To do
Would you transcribe the whole listing exactly, minus its pictures?

Supplied data
.....

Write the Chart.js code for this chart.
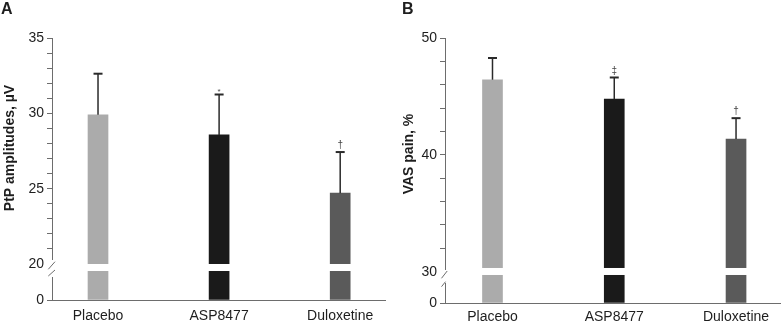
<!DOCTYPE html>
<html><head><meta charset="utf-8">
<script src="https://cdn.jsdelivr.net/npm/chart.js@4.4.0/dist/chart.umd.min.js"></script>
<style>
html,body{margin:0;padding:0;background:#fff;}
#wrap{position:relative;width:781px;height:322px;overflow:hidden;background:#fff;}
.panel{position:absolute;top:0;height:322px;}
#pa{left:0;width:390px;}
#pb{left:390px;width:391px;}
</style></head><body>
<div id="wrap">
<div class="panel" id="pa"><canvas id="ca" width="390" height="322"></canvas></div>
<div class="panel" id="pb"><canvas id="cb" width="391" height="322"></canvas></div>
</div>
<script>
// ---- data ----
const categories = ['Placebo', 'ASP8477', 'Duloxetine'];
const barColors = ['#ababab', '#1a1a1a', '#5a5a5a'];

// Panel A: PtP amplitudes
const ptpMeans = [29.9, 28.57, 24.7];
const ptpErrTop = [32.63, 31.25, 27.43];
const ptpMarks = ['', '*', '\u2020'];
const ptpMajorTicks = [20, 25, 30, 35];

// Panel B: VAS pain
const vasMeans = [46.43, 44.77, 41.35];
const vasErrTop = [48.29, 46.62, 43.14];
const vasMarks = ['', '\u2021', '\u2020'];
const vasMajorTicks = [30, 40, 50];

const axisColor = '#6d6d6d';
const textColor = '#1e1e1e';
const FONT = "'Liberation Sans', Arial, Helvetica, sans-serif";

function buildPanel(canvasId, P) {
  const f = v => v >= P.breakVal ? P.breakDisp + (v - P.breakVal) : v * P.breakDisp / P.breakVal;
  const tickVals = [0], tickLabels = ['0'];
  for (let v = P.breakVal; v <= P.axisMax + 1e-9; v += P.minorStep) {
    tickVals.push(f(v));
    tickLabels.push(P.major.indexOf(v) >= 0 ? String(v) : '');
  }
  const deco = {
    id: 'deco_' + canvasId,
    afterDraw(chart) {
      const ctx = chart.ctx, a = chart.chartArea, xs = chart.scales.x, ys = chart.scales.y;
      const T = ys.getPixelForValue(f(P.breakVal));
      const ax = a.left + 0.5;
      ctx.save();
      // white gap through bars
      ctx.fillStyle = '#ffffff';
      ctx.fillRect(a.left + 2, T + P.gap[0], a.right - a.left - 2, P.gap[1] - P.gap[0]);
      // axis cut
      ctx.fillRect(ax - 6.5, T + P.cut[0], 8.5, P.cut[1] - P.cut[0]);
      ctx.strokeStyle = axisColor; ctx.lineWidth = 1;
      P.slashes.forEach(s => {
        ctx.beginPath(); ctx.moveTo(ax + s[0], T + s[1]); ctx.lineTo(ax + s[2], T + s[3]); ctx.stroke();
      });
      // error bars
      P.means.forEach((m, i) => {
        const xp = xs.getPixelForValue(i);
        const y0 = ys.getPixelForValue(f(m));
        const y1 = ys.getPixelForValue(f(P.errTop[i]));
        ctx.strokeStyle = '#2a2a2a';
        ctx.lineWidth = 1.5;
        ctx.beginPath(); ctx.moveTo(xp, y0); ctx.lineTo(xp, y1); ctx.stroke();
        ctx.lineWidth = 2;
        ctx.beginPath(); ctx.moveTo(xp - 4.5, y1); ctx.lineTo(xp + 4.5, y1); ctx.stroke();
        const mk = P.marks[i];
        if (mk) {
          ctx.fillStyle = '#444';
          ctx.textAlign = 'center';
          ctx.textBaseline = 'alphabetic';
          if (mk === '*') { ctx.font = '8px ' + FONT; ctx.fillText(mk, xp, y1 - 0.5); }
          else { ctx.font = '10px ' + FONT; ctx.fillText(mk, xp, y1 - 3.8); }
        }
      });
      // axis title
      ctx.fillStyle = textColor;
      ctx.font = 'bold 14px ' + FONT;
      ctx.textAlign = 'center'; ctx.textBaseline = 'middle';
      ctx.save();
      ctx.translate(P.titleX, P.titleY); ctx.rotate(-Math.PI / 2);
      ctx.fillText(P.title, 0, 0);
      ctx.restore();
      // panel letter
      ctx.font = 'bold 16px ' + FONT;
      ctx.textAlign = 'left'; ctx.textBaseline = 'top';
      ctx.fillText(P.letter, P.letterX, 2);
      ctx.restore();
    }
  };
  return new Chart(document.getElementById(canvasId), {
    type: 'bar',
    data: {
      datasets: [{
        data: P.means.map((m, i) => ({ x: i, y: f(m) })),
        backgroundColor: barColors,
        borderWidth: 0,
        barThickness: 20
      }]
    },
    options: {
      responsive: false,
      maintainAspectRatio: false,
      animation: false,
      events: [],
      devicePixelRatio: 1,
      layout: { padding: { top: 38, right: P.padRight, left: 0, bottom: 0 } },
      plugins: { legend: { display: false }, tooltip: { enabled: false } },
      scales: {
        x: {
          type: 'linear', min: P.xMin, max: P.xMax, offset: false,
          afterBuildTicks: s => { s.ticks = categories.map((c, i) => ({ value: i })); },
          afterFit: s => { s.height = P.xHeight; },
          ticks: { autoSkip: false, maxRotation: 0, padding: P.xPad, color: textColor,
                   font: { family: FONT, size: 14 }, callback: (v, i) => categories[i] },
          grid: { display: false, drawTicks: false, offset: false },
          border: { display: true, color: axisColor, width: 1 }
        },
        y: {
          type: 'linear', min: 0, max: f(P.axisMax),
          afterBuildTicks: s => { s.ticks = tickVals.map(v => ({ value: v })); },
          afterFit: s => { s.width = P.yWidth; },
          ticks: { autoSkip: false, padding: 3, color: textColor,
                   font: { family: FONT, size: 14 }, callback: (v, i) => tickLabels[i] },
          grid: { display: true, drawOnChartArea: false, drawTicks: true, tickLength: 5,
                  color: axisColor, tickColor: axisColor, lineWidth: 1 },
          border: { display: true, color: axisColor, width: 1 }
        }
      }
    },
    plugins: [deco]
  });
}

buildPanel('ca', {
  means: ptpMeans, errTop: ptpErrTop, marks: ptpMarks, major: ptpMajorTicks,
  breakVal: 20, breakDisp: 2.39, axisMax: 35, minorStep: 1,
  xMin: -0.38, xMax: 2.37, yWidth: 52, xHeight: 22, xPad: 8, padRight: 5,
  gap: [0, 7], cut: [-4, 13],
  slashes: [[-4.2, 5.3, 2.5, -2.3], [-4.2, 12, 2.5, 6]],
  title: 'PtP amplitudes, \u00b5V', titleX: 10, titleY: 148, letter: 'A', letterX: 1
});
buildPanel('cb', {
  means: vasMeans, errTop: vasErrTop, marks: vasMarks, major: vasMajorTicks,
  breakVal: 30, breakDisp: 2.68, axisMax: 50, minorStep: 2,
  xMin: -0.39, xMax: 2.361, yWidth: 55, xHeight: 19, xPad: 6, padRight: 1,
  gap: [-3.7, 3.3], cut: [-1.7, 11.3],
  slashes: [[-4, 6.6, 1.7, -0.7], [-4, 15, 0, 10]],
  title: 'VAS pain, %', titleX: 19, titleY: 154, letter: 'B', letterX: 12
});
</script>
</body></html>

.....

Exercise answer
Write the Chart.js code for this chart.
<!DOCTYPE html>
<html><head><meta charset="utf-8">
<script src="https://cdn.jsdelivr.net/npm/chart.js@4.4.0/dist/chart.umd.min.js"></script>
<style>
html,body{margin:0;padding:0;background:#fff;}
#wrap{position:relative;width:781px;height:322px;overflow:hidden;background:#fff;}
.panel{position:absolute;top:0;height:322px;}
#pa{left:0;width:390px;}
#pb{left:390px;width:391px;}
</style></head><body>
<div id="wrap">
<div class="panel" id="pa"><canvas id="ca" width="390" height="322"></canvas></div>
<div class="panel" id="pb"><canvas id="cb" width="391" height="322"></canvas></div>
</div>
<script>
// ---- data ----
const categories = ['Placebo', 'ASP8477', 'Duloxetine'];
const barColors = ['#ababab', '#1a1a1a', '#5a5a5a'];

// Panel A: PtP amplitudes
const ptpMeans = [29.9, 28.57, 24.7];
const ptpErrTop = [32.63, 31.25, 27.43];
const ptpMarks = ['', '*', '\u2020'];
const ptpMajorTicks = [20, 25, 30, 35];

// Panel B: VAS pain
const vasMeans = [46.43, 44.77, 41.35];
const vasErrTop = [48.29, 46.62, 43.14];
const vasMarks = ['', '\u2021', '\u2020'];
const vasMajorTicks = [30, 40, 50];

const axisColor = '#6d6d6d';
const textColor = '#1e1e1e';
const FONT = "'Liberation Sans', Arial, Helvetica, sans-serif";

function buildPanel(canvasId, P) {
  const f = v => v >= P.breakVal ? P.breakDisp + (v - P.breakVal) : v * P.breakDisp / P.breakVal;
  const tickVals = [0], tickLabels = ['0'];
  for (let v = P.breakVal; v <= P.axisMax + 1e-9; v += P.minorStep) {
    tickVals.push(f(v));
    tickLabels.push(P.major.indexOf(v) >= 0 ? String(v) : '');
  }
  const deco = {
    id: 'deco_' + canvasId,
    afterDraw(chart) {
      const ctx = chart.ctx, a = chart.chartArea, xs = chart.scales.x, ys = chart.scales.y;
      const T = ys.getPixelForValue(f(P.breakVal));
      const ax = a.left + 0.5;
      ctx.save();
      // white gap through bars
      ctx.fillStyle = '#ffffff';
      ctx.fillRect(a.left + 2, T + P.gap[0], a.right - a.left - 2, P.gap[1] - P.gap[0]);
      // axis cut
      ctx.fillRect(ax - 6.5, T + P.cut[0], 8.5, P.cut[1] - P.cut[0]);
      ctx.strokeStyle = axisColor; ctx.lineWidth = 1;
      P.slashes.forEach(s => {
        ctx.beginPath(); ctx.moveTo(ax + s[0], T + s[1]); ctx.lineTo(ax + s[2], T + s[3]); ctx.stroke();
      });
      // error bars
      P.means.forEach((m, i) => {
        const xp = xs.getPixelForValue(i);
        const y0 = ys.getPixelForValue(f(m));
        const y1 = ys.getPixelForValue(f(P.errTop[i]));
        ctx.strokeStyle = '#2a2a2a';
        ctx.lineWidth = 1.5;
        ctx.beginPath(); ctx.moveTo(xp, y0); ctx.lineTo(xp, y1); ctx.stroke();
        ctx.lineWidth = 2;
        ctx.beginPath(); ctx.moveTo(xp - 4.5, y1); ctx.lineTo(xp + 4.5, y1); ctx.stroke();
        const mk = P.marks[i];
        if (mk) {
          ctx.fillStyle = '#444';
          ctx.textAlign = 'center';
          ctx.textBaseline = 'alphabetic';
          if (mk === '*') { ctx.font = '8px ' + FONT; ctx.fillText(mk, xp, y1 - 0.5); }
          else { ctx.font = '10px ' + FONT; ctx.fillText(mk, xp, y1 - 3.8); }
        }
      });
      // axis title
      ctx.fillStyle = textColor;
      ctx.font = 'bold 14px ' + FONT;
      ctx.textAlign = 'center'; ctx.textBaseline = 'middle';
      ctx.save();
      ctx.translate(P.titleX, P.titleY); ctx.rotate(-Math.PI / 2);
      ctx.fillText(P.title, 0, 0);
      ctx.restore();
      // panel letter
      ctx.font = 'bold 16px ' + FONT;
      ctx.textAlign = 'left'; ctx.textBaseline = 'top';
      ctx.fillText(P.letter, P.letterX, 2);
      ctx.restore();
    }
  };
  return new Chart(document.getElementById(canvasId), {
    type: 'bar',
    data: {
      datasets: [{
        data: P.means.map((m, i) => ({ x: i, y: f(m) })),
        backgroundColor: barColors,
        borderWidth: 0,
        barThickness: 20
      }]
    },
    options: {
      responsive: false,
      maintainAspectRatio: false,
      animation: false,
      events: [],
      devicePixelRatio: 1,
      layout: { padding: { top: 38, right: P.padRight, left: 0, bottom: 0 } },
      plugins: { legend: { display: false }, tooltip: { enabled: false } },
      scales: {
        x: {
          type: 'linear', min: P.xMin, max: P.xMax, offset: false,
          afterBuildTicks: s => { s.ticks = categories.map((c, i) => ({ value: i })); },
          afterFit: s => { s.height = P.xHeight; },
          ticks: { autoSkip: false, maxRotation: 0, padding: P.xPad, color: textColor,
                   font: { family: FONT, size: 14 }, callback: (v, i) => categories[i] },
          grid: { display: false, drawTicks: false, offset: false },
          border: { display: true, color: axisColor, width: 1 }
        },
        y: {
          type: 'linear', min: 0, max: f(P.axisMax),
          afterBuildTicks: s => { s.ticks = tickVals.map(v => ({ value: v })); },
          afterFit: s => { s.width = P.yWidth; },
          ticks: { autoSkip: false, padding: 3, color: textColor,
                   font: { family: FONT, size: 14 }, callback: (v, i) => tickLabels[i] },
          grid: { display: true, drawOnChartArea: false, drawTicks: true, tickLength: 5,
                  color: axisColor, tickColor: axisColor, lineWidth: 1 },
          border: { display: true, color: axisColor, width: 1 }
        }
      }
    },
    plugins: [deco]
  });
}

buildPanel('ca', {
  means: ptpMeans, errTop: ptpErrTop, marks: ptpMarks, major: ptpMajorTicks,
  breakVal: 20, breakDisp: 2.39, axisMax: 35, minorStep: 1,
  xMin: -0.38, xMax: 2.37, yWidth: 52, xHeight: 22, xPad: 8, padRight: 5,
  gap: [0, 7], cut: [-4, 13],
  slashes: [[-4.2, 5.3, 2.5, -2.3], [-4.2, 12, 2.5, 6]],
  title: 'PtP amplitudes, \u00b5V', titleX: 10, titleY: 148, letter: 'A', letterX: 1
});
buildPanel('cb', {
  means: vasMeans, errTop: vasErrTop, marks: vasMarks, major: vasMajorTicks,
  breakVal: 30, breakDisp: 2.68, axisMax: 50, minorStep: 2,
  xMin: -0.39, xMax: 2.361, yWidth: 55, xHeight: 19, xPad: 6, padRight: 1,
  gap: [-3.7, 3.3], cut: [-1.7, 11.3],
  slashes: [[-4, 6.6, 1.7, -0.7], [-4, 15, 0, 10]],
  title: 'VAS pain, %', titleX: 19, titleY: 154, letter: 'B', letterX: 12
});
</script>
</body></html>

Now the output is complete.